Son partenaire sur scène et dans les Folies Bergères, Frédéric Rey, raconte la scène : « Quand elle revient en coulisses, elle tenait son poing crispé sur une petite croix de Lorraine en or… Jamais je ne devais lui voir un visage plus bouleversé. C’était le cadeau du général. Elle ouvrit la main, nous montra le bijou, la gorge si serrée qu’elle ne put articuler une parole. »

Elle quitte Alger peu de temps après ce spectacle, sa voiture se perd dans les montagnes de Kabylie, puis effectue un long périple pour rallier Tunis, d’où débute une longue tournée : Sfax, Le Caire, Tripoli (en Libye), Benghazi, Tobrouk, Alexandrie, Beyrouth, Jérusalem, Tel-Aviv, Haïfa.

Là où elle passe, Joséphine déchaine les passions et collecte des renseignements. À Beyrouth, elle se déleste de la petite croix offerte par De Gaulle dans une vente aux enchères destinée à récolter des fonds pour la résistance.

Joséphine recueille Brahim et Marianne, dont les parents ont été tués pendant les combats avec l’armée française

Retour à Alger en mai 1944. Cette fois comme sous-lieutenante de l’armée de l’air de la France libre. Fini les tournées et les spectacles, terminé les tenues de scène affriolantes. Elle est en uniforme au sein de la direction des formations féminines de l’état-major général de l’armée de l’air comme officier de propagande.

Son séjour algérois dure un peu plus de cinq mois. Puis elle regagne la France quelque temps après la libération de Paris en août, pour reprendre ses tournées durant lesquelles elle ne manque pas de chanter « Nuit d’Alger ».

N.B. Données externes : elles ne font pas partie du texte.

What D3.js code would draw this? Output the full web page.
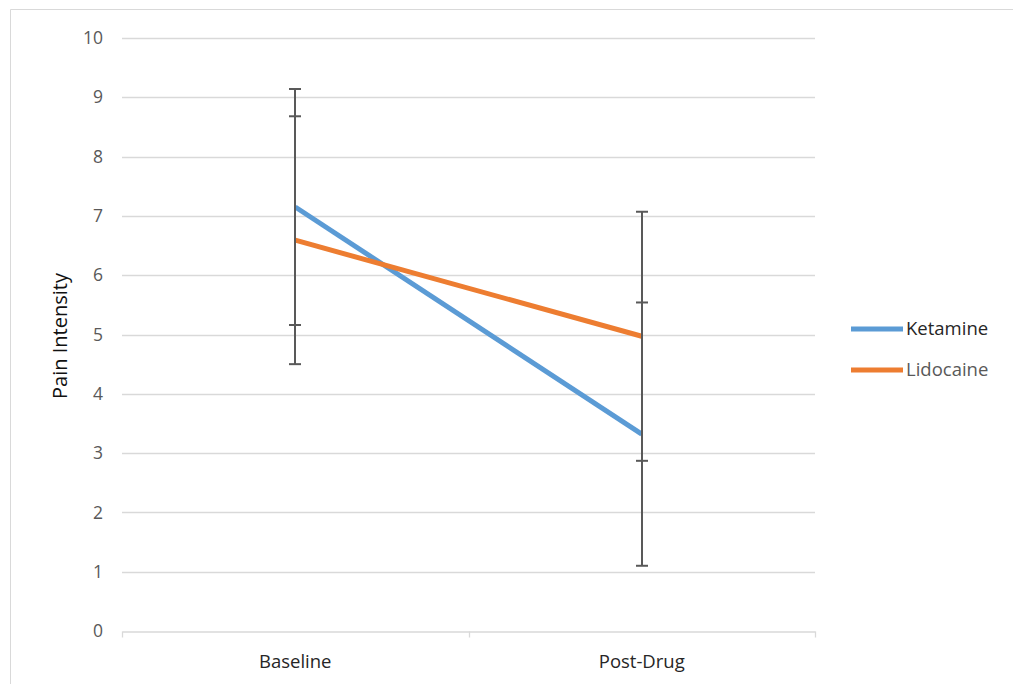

Mère adoptive de plusieurs enfants, elle retourne une fois de plus en Algérie en 1957, en pleine bataille d’Alger. Cette fois, son séjour n’est pas lié à sa vie d’artiste ou à ses états de service comme honorable correspondante. Joséphine recueille deux orphelins, Brahim et Marianne, dont les parents ont été tués pendant les combats avec l’armée française.

Tous deux étaient présents à la cérémonie d’entrée de leur mère au Panthéon. À l’hôtel Saint-Georges d’Alger, la photo de Joséphine Baker trône toujours à l’entrée du bar, à côté de celles de Churchill, Che Guevara, Jean Cocteau, Eisenhower ou encore Albert Camus.